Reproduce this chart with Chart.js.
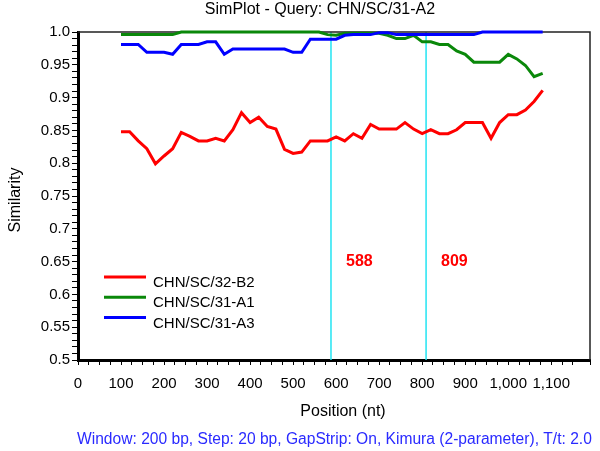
<!DOCTYPE html>
<html lang="en">

<head>
    <meta charset="UTF-8">
    <title>SimPlot - Query: CHN/SC/31-A2</title>
    <script src="https://cdn.jsdelivr.net/npm/chart.js"></script>
    <style>
        body { margin: 0; background: #fff; }
        #simChart { display: block; }
    </style>
</head>

<body>
    <canvas id="simChart" width="600" height="451"></canvas>

    <script>
        // window midpoints (nt)
        const positions = [100, 120, 140, 160, 180, 200, 220, 240, 260, 280,
            300, 320, 340, 360, 380, 400, 420, 440, 460, 480,
            500, 520, 540, 560, 580, 600, 620, 640, 660, 680,
            700, 720, 740, 760, 780, 800, 820, 840, 860, 880,
            900, 920, 940, 960, 980, 1000, 1020, 1040, 1060, 1080];

        const b2Values = [0.848, 0.848, 0.834, 0.822, 0.799, 0.811, 0.822, 0.847, 0.841, 0.834,
            0.834, 0.838, 0.834, 0.851, 0.877, 0.862, 0.870, 0.856, 0.852, 0.821,
            0.815, 0.817, 0.834, 0.834, 0.834, 0.840, 0.834, 0.845, 0.838, 0.859,
            0.852, 0.852, 0.852, 0.862, 0.852, 0.845, 0.851, 0.845, 0.845, 0.851,
            0.862, 0.862, 0.862, 0.838, 0.862, 0.874, 0.874, 0.881, 0.894, 0.911];

        const a1Values = [0.996, 0.996, 0.996, 0.996, 0.996, 0.996, 0.996, 1.0, 1.0, 1.0,
            1.0, 1.0, 1.0, 1.0, 1.0, 1.0, 1.0, 1.0, 1.0, 1.0,
            1.0, 1.0, 1.0, 1.0, 0.996, 0.995, 0.998, 0.998, 0.998, 0.998,
            0.998, 0.995, 0.990, 0.990, 0.995, 0.985, 0.985, 0.981, 0.981, 0.971,
            0.966, 0.954, 0.954, 0.954, 0.954, 0.966, 0.959, 0.949, 0.932, 0.937];

        const a3Values = [0.981, 0.981, 0.981, 0.969, 0.969, 0.969, 0.966, 0.981, 0.981, 0.981,
            0.985, 0.985, 0.966, 0.974, 0.974, 0.974, 0.974, 0.974, 0.974, 0.974,
            0.969, 0.969, 0.989, 0.989, 0.989, 0.989, 0.995, 0.996, 0.996, 0.996,
            0.999, 0.999, 0.996, 0.996, 0.996, 0.996, 0.996, 0.996, 0.996, 0.996,
            0.996, 0.996, 1.0, 1.0, 1.0, 1.0, 1.0, 1.0, 1.0, 1.0];

        const seriesNames = ['CHN/SC/32-B2', 'CHN/SC/31-A1', 'CHN/SC/31-A3'];
        const seriesColors = ['#ff0000', '#0a880a', '#0000ff'];
        const breakpoints = [588, 809];

        const chartTitle = 'SimPlot - Query: CHN/SC/31-A2';
        const xTitle = 'Position (nt)';
        const yTitle = 'Similarity';
        const footerText = 'Window: 200 bp, Step: 20 bp, GapStrip: On, Kimura (2-parameter), T/t: 2.0';

        function toPoints(values) {
            return positions.map((p, i) => ({ x: p, y: values[i] }));
        }

        // titles, legend, breakpoint lines and frame
        const simplotDecor = {
            id: 'simplotDecor',
            beforeDatasetsDraw(chart) {
                const { ctx, chartArea: a, scales: { x } } = chart;
                ctx.save();
                ctx.strokeStyle = '#22e4f2';
                ctx.lineWidth = 1.5;
                breakpoints.forEach(bp => {
                    const px = x.getPixelForValue(bp);
                    ctx.beginPath();
                    ctx.moveTo(px, a.top);
                    ctx.lineTo(px, a.bottom);
                    ctx.stroke();
                });
                // top and right sides of the box
                ctx.strokeStyle = '#222';
                ctx.lineWidth = 1.5;
                ctx.beginPath();
                ctx.moveTo(a.left, a.top);
                ctx.lineTo(a.right, a.top);
                ctx.lineTo(a.right, a.bottom);
                ctx.stroke();
                ctx.restore();
            },
            afterDraw(chart) {
                const { ctx, chartArea: a, scales: { x } } = chart;
                ctx.save();
                ctx.fillStyle = '#000';
                ctx.textBaseline = 'middle';

                ctx.font = '16px Arial, "Liberation Sans"';
                ctx.textAlign = 'center';
                ctx.fillText(chartTitle, 320, 10);
                ctx.fillText(xTitle, 343, 412);

                ctx.save();
                ctx.translate(16, 200);
                ctx.rotate(-Math.PI / 2);
                ctx.fillText(yTitle, 0, 0);
                ctx.restore();

                ctx.textAlign = 'left';
                ctx.fillStyle = '#2a2aff';
                ctx.font = '15.6px Arial, "Liberation Sans"';
                ctx.fillText(footerText, 77, 440);

                // breakpoint labels
                ctx.fillStyle = '#ff0000';
                ctx.font = 'bold 16px Arial, "Liberation Sans"';
                breakpoints.forEach(bp => {
                    ctx.fillText(String(bp), x.getPixelForValue(bp) + 15, 262);
                });

                // legend
                ctx.font = '15px Arial, "Liberation Sans"';
                ctx.lineWidth = 3;
                seriesNames.forEach((name, i) => {
                    const ly = 277 + i * 20.3;
                    ctx.strokeStyle = seriesColors[i];
                    ctx.beginPath();
                    ctx.moveTo(104, ly);
                    ctx.lineTo(146, ly);
                    ctx.stroke();
                    ctx.fillStyle = '#000';
                    ctx.fillText(name, 153, ly + 6);
                });
                ctx.restore();
            }
        };

        const valueSets = [b2Values, a1Values, a3Values];
        const datasets = seriesNames.map((name, i) => ({
            label: name,
            data: toPoints(valueSets[i]),
            borderColor: seriesColors[i],
            borderWidth: 3,
            pointRadius: 0,
            tension: 0,
            fill: false,
            clip: 4,
            order: 3 - i
        }));

        const tickFont = { family: 'Arial, "Liberation Sans"', size: 15 };

        new Chart(document.getElementById('simChart'), {
            type: 'line',
            data: { datasets: datasets },
            options: {
                responsive: false,
                animation: false,
                devicePixelRatio: 1,
                layout: { padding: { top: 32, right: 2, left: 0, bottom: 0 } },
                plugins: {
                    legend: { display: false },
                    tooltip: { enabled: false },
                    title: { display: false }
                },
                scales: {
                    x: {
                        type: 'linear',
                        min: 0,
                        max: 1190,
                        afterFit: s => { s.height = 91; },
                        grid: { drawOnChartArea: false, tickLength: 5, tickColor: '#000' },
                        border: { display: true, color: '#000', width: 3 },
                        ticks: {
                            stepSize: 25,
                            autoSkip: false,
                            maxRotation: 0,
                            padding: 10,
                            color: '#000',
                            font: tickFont,
                            callback: v => (v % 100 === 0 && v <= 1100) ? v.toLocaleString('en-US') : ''
                        }
                    },
                    y: {
                        type: 'linear',
                        min: 0.5,
                        max: 1.0,
                        afterFit: s => { s.width = 78; },
                        grid: { drawOnChartArea: false, tickLength: 6, tickColor: '#000' },
                        border: { display: true, color: '#000', width: 3 },
                        ticks: {
                            stepSize: 0.01,
                            autoSkip: false,
                            padding: 2,
                            color: '#000',
                            font: tickFont,
                            callback: v => {
                                const h = Math.round(v * 100);
                                if (h % 5) return '';
                                return h === 100 ? '1.0' : String(h / 100);
                            }
                        }
                    }
                }
            },
            plugins: [simplotDecor]
        });
    </script>
</body>

</html>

........

The exercise: Quote the data above in full and without alteration; skip the pictures.

Exercise solution:
Reproduce this chart with Chart.js.
<!DOCTYPE html>
<html lang="en">

<head>
    <meta charset="UTF-8">
    <title>SimPlot - Query: CHN/SC/31-A2</title>
    <script src="https://cdn.jsdelivr.net/npm/chart.js"></script>
    <style>
        body { margin: 0; background: #fff; }
        #simChart { display: block; }
    </style>
</head>

<body>
    <canvas id="simChart" width="600" height="451"></canvas>

    <script>
        // window midpoints (nt)
        const positions = [100, 120, 140, 160, 180, 200, 220, 240, 260, 280,
            300, 320, 340, 360, 380, 400, 420, 440, 460, 480,
            500, 520, 540, 560, 580, 600, 620, 640, 660, 680,
            700, 720, 740, 760, 780, 800, 820, 840, 860, 880,
            900, 920, 940, 960, 980, 1000, 1020, 1040, 1060, 1080];

        const b2Values = [0.848, 0.848, 0.834, 0.822, 0.799, 0.811, 0.822, 0.847, 0.841, 0.834,
            0.834, 0.838, 0.834, 0.851, 0.877, 0.862, 0.870, 0.856, 0.852, 0.821,
            0.815, 0.817, 0.834, 0.834, 0.834, 0.840, 0.834, 0.845, 0.838, 0.859,
            0.852, 0.852, 0.852, 0.862, 0.852, 0.845, 0.851, 0.845, 0.845, 0.851,
            0.862, 0.862, 0.862, 0.838, 0.862, 0.874, 0.874, 0.881, 0.894, 0.911];

        const a1Values = [0.996, 0.996, 0.996, 0.996, 0.996, 0.996, 0.996, 1.0, 1.0, 1.0,
            1.0, 1.0, 1.0, 1.0, 1.0, 1.0, 1.0, 1.0, 1.0, 1.0,
            1.0, 1.0, 1.0, 1.0, 0.996, 0.995, 0.998, 0.998, 0.998, 0.998,
            0.998, 0.995, 0.990, 0.990, 0.995, 0.985, 0.985, 0.981, 0.981, 0.971,
            0.966, 0.954, 0.954, 0.954, 0.954, 0.966, 0.959, 0.949, 0.932, 0.937];

        const a3Values = [0.981, 0.981, 0.981, 0.969, 0.969, 0.969, 0.966, 0.981, 0.981, 0.981,
            0.985, 0.985, 0.966, 0.974, 0.974, 0.974, 0.974, 0.974, 0.974, 0.974,
            0.969, 0.969, 0.989, 0.989, 0.989, 0.989, 0.995, 0.996, 0.996, 0.996,
            0.999, 0.999, 0.996, 0.996, 0.996, 0.996, 0.996, 0.996, 0.996, 0.996,
            0.996, 0.996, 1.0, 1.0, 1.0, 1.0, 1.0, 1.0, 1.0, 1.0];

        const seriesNames = ['CHN/SC/32-B2', 'CHN/SC/31-A1', 'CHN/SC/31-A3'];
        const seriesColors = ['#ff0000', '#0a880a', '#0000ff'];
        const breakpoints = [588, 809];

        const chartTitle = 'SimPlot - Query: CHN/SC/31-A2';
        const xTitle = 'Position (nt)';
        const yTitle = 'Similarity';
        const footerText = 'Window: 200 bp, Step: 20 bp, GapStrip: On, Kimura (2-parameter), T/t: 2.0';

        function toPoints(values) {
            return positions.map((p, i) => ({ x: p, y: values[i] }));
        }

        // titles, legend, breakpoint lines and frame
        const simplotDecor = {
            id: 'simplotDecor',
            beforeDatasetsDraw(chart) {
                const { ctx, chartArea: a, scales: { x } } = chart;
                ctx.save();
                ctx.strokeStyle = '#22e4f2';
                ctx.lineWidth = 1.5;
                breakpoints.forEach(bp => {
                    const px = x.getPixelForValue(bp);
                    ctx.beginPath();
                    ctx.moveTo(px, a.top);
                    ctx.lineTo(px, a.bottom);
                    ctx.stroke();
                });
                // top and right sides of the box
                ctx.strokeStyle = '#222';
                ctx.lineWidth = 1.5;
                ctx.beginPath();
                ctx.moveTo(a.left, a.top);
                ctx.lineTo(a.right, a.top);
                ctx.lineTo(a.right, a.bottom);
                ctx.stroke();
                ctx.restore();
            },
            afterDraw(chart) {
                const { ctx, chartArea: a, scales: { x } } = chart;
                ctx.save();
                ctx.fillStyle = '#000';
                ctx.textBaseline = 'middle';

                ctx.font = '16px Arial, "Liberation Sans"';
                ctx.textAlign = 'center';
                ctx.fillText(chartTitle, 320, 10);
                ctx.fillText(xTitle, 343, 412);

                ctx.save();
                ctx.translate(16, 200);
                ctx.rotate(-Math.PI / 2);
                ctx.fillText(yTitle, 0, 0);
                ctx.restore();

                ctx.textAlign = 'left';
                ctx.fillStyle = '#2a2aff';
                ctx.font = '15.6px Arial, "Liberation Sans"';
                ctx.fillText(footerText, 77, 440);

                // breakpoint labels
                ctx.fillStyle = '#ff0000';
                ctx.font = 'bold 16px Arial, "Liberation Sans"';
                breakpoints.forEach(bp => {
                    ctx.fillText(String(bp), x.getPixelForValue(bp) + 15, 262);
                });

                // legend
                ctx.font = '15px Arial, "Liberation Sans"';
                ctx.lineWidth = 3;
                seriesNames.forEach((name, i) => {
                    const ly = 277 + i * 20.3;
                    ctx.strokeStyle = seriesColors[i];
                    ctx.beginPath();
                    ctx.moveTo(104, ly);
                    ctx.lineTo(146, ly);
                    ctx.stroke();
                    ctx.fillStyle = '#000';
                    ctx.fillText(name, 153, ly + 6);
                });
                ctx.restore();
            }
        };

        const valueSets = [b2Values, a1Values, a3Values];
        const datasets = seriesNames.map((name, i) => ({
            label: name,
            data: toPoints(valueSets[i]),
            borderColor: seriesColors[i],
            borderWidth: 3,
            pointRadius: 0,
            tension: 0,
            fill: false,
            clip: 4,
            order: 3 - i
        }));

        const tickFont = { family: 'Arial, "Liberation Sans"', size: 15 };

        new Chart(document.getElementById('simChart'), {
            type: 'line',
            data: { datasets: datasets },
            options: {
                responsive: false,
                animation: false,
                devicePixelRatio: 1,
                layout: { padding: { top: 32, right: 2, left: 0, bottom: 0 } },
                plugins: {
                    legend: { display: false },
                    tooltip: { enabled: false },
                    title: { display: false }
                },
                scales: {
                    x: {
                        type: 'linear',
                        min: 0,
                        max: 1190,
                        afterFit: s => { s.height = 91; },
                        grid: { drawOnChartArea: false, tickLength: 5, tickColor: '#000' },
                        border: { display: true, color: '#000', width: 3 },
                        ticks: {
                            stepSize: 25,
                            autoSkip: false,
                            maxRotation: 0,
                            padding: 10,
                            color: '#000',
                            font: tickFont,
                            callback: v => (v % 100 === 0 && v <= 1100) ? v.toLocaleString('en-US') : ''
                        }
                    },
                    y: {
                        type: 'linear',
                        min: 0.5,
                        max: 1.0,
                        afterFit: s => { s.width = 78; },
                        grid: { drawOnChartArea: false, tickLength: 6, tickColor: '#000' },
                        border: { display: true, color: '#000', width: 3 },
                        ticks: {
                            stepSize: 0.01,
                            autoSkip: false,
                            padding: 2,
                            color: '#000',
                            font: tickFont,
                            callback: v => {
                                const h = Math.round(v * 100);
                                if (h % 5) return '';
                                return h === 100 ? '1.0' : String(h / 100);
                            }
                        }
                    }
                }
            },
            plugins: [simplotDecor]
        });
    </script>
</body>

</html>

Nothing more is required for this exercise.